-- Working data --
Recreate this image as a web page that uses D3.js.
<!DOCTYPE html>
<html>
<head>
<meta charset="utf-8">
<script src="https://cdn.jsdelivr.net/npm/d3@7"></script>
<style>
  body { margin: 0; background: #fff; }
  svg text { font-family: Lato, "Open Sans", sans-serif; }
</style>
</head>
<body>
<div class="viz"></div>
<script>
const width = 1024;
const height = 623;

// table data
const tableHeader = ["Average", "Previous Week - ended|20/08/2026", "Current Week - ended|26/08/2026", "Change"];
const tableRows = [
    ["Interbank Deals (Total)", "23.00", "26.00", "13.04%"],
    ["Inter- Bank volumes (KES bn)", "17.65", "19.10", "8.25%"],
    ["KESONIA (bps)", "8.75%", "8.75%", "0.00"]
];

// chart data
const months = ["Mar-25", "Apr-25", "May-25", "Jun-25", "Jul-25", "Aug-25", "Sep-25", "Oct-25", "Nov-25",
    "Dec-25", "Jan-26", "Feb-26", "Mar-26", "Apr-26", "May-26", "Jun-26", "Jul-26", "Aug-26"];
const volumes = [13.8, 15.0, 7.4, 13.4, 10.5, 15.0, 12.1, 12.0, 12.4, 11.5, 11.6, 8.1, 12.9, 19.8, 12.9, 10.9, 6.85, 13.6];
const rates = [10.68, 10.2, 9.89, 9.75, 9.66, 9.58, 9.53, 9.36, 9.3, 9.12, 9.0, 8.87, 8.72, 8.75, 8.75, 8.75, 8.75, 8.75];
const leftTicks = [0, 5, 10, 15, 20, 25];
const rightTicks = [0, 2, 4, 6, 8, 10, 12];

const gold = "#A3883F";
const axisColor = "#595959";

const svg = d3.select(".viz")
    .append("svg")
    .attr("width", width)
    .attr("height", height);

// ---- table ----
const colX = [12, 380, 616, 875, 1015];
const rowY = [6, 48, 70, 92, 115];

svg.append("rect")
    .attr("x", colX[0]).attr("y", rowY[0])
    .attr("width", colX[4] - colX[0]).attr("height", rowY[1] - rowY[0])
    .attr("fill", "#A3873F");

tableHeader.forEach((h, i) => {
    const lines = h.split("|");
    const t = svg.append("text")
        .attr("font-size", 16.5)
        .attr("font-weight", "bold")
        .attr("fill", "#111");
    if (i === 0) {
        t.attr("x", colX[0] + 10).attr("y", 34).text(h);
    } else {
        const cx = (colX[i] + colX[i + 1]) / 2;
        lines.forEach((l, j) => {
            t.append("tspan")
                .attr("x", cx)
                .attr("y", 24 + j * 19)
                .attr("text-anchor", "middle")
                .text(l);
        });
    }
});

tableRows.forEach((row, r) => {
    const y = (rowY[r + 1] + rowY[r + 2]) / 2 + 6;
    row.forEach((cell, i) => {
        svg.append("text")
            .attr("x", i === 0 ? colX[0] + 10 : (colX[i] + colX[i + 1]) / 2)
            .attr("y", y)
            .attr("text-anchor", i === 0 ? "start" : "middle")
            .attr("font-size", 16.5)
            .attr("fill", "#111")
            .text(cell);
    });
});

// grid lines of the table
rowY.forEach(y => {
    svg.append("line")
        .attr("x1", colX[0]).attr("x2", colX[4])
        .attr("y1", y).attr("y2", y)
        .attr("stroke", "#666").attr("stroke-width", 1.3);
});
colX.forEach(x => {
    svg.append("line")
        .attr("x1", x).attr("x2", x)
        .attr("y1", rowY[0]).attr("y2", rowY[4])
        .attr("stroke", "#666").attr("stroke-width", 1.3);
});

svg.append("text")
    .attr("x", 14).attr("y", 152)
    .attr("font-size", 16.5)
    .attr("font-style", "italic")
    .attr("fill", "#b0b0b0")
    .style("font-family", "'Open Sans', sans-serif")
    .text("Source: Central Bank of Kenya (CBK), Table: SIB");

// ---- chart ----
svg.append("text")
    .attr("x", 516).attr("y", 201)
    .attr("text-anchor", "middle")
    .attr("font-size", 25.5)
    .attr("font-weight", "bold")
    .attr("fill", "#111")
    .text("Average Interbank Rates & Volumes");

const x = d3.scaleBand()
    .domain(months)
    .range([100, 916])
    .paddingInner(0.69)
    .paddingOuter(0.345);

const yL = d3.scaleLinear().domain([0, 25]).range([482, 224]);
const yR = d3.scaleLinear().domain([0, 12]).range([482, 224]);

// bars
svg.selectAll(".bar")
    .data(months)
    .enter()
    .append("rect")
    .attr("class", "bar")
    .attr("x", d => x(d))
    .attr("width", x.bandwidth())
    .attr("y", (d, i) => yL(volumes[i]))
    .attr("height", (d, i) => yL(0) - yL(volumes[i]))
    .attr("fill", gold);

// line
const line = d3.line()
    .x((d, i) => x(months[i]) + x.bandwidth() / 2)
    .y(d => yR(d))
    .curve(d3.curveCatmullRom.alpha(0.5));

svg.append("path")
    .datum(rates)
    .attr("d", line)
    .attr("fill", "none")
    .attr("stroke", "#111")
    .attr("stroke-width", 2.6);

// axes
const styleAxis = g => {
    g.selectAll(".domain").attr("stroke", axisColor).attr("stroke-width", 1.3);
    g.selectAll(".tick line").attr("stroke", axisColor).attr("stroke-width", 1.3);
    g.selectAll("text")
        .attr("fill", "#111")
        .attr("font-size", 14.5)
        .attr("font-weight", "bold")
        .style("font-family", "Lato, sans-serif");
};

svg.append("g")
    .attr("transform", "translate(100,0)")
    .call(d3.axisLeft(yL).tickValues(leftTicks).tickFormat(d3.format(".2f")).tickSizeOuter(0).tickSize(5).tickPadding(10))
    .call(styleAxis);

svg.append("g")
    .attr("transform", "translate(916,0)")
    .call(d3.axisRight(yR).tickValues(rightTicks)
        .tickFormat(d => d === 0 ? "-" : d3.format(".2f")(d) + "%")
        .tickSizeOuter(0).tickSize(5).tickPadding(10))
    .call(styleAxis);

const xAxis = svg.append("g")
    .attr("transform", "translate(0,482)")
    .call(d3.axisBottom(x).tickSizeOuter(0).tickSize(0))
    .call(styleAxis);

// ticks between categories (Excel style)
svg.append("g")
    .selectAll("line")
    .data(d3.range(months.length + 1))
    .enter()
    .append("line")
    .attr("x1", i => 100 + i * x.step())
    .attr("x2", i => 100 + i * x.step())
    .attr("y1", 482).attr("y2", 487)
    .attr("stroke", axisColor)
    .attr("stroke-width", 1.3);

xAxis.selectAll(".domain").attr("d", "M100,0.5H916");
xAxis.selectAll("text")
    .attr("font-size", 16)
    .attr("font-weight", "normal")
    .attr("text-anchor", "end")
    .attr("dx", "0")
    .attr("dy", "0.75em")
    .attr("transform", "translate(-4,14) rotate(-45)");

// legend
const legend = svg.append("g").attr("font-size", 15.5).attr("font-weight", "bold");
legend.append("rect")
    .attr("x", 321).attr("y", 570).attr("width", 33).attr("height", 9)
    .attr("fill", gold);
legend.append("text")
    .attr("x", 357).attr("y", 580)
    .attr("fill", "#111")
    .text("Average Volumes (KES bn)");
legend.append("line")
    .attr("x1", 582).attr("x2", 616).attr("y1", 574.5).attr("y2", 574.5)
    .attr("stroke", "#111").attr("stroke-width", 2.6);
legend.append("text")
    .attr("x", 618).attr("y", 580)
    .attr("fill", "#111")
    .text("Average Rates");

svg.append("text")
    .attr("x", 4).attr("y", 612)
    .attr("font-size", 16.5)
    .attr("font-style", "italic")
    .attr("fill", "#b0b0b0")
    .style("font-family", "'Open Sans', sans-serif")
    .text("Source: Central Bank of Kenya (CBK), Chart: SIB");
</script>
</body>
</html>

* * *

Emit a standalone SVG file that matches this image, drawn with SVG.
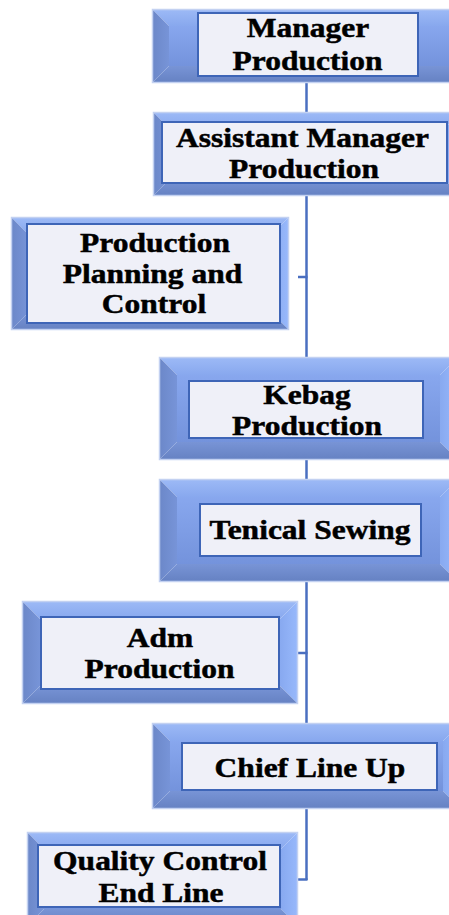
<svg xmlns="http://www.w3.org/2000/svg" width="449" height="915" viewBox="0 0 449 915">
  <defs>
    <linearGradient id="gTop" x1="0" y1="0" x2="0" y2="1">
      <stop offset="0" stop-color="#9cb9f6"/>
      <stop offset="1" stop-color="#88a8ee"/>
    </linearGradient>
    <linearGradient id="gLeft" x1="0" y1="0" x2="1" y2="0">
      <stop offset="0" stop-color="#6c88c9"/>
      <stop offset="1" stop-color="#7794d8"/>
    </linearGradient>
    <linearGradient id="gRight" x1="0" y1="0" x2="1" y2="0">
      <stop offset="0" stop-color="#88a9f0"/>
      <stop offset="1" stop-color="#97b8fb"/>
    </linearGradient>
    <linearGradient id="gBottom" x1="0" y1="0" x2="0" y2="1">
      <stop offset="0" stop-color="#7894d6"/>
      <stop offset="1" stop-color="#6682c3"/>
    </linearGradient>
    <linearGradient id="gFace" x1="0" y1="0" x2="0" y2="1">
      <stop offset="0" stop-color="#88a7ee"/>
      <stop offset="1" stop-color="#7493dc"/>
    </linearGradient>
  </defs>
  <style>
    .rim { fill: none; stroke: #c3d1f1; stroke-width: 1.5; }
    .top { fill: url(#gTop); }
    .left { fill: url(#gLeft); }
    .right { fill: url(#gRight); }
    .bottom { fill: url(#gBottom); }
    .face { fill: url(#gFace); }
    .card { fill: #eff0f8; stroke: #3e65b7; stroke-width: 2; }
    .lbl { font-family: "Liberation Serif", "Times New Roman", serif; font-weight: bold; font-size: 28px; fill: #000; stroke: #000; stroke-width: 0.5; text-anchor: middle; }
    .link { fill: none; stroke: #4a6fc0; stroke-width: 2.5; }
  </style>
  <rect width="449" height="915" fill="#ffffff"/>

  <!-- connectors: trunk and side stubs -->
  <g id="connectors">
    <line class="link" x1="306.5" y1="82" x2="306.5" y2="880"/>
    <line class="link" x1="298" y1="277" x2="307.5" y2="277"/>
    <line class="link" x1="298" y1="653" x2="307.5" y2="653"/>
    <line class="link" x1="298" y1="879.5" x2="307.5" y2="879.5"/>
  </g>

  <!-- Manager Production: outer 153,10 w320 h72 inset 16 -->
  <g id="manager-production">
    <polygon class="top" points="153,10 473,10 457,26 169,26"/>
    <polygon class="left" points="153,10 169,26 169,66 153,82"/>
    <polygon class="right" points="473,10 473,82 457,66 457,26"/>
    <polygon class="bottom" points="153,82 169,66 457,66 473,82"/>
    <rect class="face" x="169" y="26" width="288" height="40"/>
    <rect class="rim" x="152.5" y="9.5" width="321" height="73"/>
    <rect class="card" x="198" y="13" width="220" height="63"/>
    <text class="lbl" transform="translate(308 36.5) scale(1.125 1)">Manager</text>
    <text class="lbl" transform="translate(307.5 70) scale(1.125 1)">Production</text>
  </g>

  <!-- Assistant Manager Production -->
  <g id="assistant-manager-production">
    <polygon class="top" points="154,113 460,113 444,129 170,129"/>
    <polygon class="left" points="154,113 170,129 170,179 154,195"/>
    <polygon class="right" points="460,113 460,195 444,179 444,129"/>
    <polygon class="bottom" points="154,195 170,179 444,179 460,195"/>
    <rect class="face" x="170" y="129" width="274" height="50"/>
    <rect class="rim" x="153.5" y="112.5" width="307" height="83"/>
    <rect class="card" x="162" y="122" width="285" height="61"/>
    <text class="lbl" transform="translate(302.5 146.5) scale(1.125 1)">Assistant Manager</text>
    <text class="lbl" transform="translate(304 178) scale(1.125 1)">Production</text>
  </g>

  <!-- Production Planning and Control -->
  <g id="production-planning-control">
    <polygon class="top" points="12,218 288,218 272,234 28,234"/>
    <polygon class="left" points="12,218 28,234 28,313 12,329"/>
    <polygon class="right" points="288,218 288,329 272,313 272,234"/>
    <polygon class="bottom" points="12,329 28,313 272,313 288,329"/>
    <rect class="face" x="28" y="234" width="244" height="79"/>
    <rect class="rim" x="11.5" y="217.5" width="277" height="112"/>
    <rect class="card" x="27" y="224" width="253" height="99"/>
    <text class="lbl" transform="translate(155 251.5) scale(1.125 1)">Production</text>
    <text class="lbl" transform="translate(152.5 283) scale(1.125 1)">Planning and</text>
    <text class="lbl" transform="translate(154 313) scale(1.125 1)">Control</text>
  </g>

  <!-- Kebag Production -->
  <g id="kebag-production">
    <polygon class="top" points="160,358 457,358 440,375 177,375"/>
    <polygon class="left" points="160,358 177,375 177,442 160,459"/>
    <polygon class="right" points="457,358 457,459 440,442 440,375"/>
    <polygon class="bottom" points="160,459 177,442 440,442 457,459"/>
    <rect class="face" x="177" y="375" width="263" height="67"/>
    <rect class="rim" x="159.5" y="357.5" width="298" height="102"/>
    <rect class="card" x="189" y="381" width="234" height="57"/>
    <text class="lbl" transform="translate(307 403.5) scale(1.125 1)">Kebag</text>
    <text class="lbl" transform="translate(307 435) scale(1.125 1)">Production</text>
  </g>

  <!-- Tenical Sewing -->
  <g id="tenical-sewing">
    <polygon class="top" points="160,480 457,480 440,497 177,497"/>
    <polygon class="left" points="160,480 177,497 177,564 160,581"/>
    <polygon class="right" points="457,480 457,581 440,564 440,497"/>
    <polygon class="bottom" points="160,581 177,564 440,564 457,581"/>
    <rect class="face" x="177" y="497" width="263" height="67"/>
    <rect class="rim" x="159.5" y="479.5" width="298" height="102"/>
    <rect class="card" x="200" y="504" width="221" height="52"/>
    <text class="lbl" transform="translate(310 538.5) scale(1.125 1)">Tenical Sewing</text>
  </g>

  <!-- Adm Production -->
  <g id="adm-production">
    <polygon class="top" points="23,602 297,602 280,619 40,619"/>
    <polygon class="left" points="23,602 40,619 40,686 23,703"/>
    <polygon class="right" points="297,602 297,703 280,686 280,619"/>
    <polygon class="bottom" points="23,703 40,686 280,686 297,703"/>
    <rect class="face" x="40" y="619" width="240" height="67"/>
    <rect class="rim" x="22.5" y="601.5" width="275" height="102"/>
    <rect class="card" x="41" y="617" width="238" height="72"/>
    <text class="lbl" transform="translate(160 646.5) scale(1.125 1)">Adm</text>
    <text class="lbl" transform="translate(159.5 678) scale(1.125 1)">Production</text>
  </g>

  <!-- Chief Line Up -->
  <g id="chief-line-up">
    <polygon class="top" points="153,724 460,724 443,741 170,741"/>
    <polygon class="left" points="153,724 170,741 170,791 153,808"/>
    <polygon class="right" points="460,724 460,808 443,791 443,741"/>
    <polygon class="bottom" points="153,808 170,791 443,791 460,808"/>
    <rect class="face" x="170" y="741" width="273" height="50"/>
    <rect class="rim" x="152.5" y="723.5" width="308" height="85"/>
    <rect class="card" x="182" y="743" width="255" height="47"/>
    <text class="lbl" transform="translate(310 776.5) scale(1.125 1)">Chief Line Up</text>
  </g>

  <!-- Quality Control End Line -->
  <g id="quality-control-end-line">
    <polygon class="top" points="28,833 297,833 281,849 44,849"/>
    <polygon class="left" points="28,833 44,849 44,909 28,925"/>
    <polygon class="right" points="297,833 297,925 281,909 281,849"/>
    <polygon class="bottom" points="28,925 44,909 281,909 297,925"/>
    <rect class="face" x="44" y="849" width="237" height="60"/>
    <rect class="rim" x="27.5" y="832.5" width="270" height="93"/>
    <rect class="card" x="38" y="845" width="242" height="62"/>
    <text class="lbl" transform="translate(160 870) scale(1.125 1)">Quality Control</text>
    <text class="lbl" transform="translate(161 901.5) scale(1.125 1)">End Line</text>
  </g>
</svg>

-- Challenge --
Say how many lines of the data include the string "this". Nothing other than the number should be given.

-- Exercise solution --
2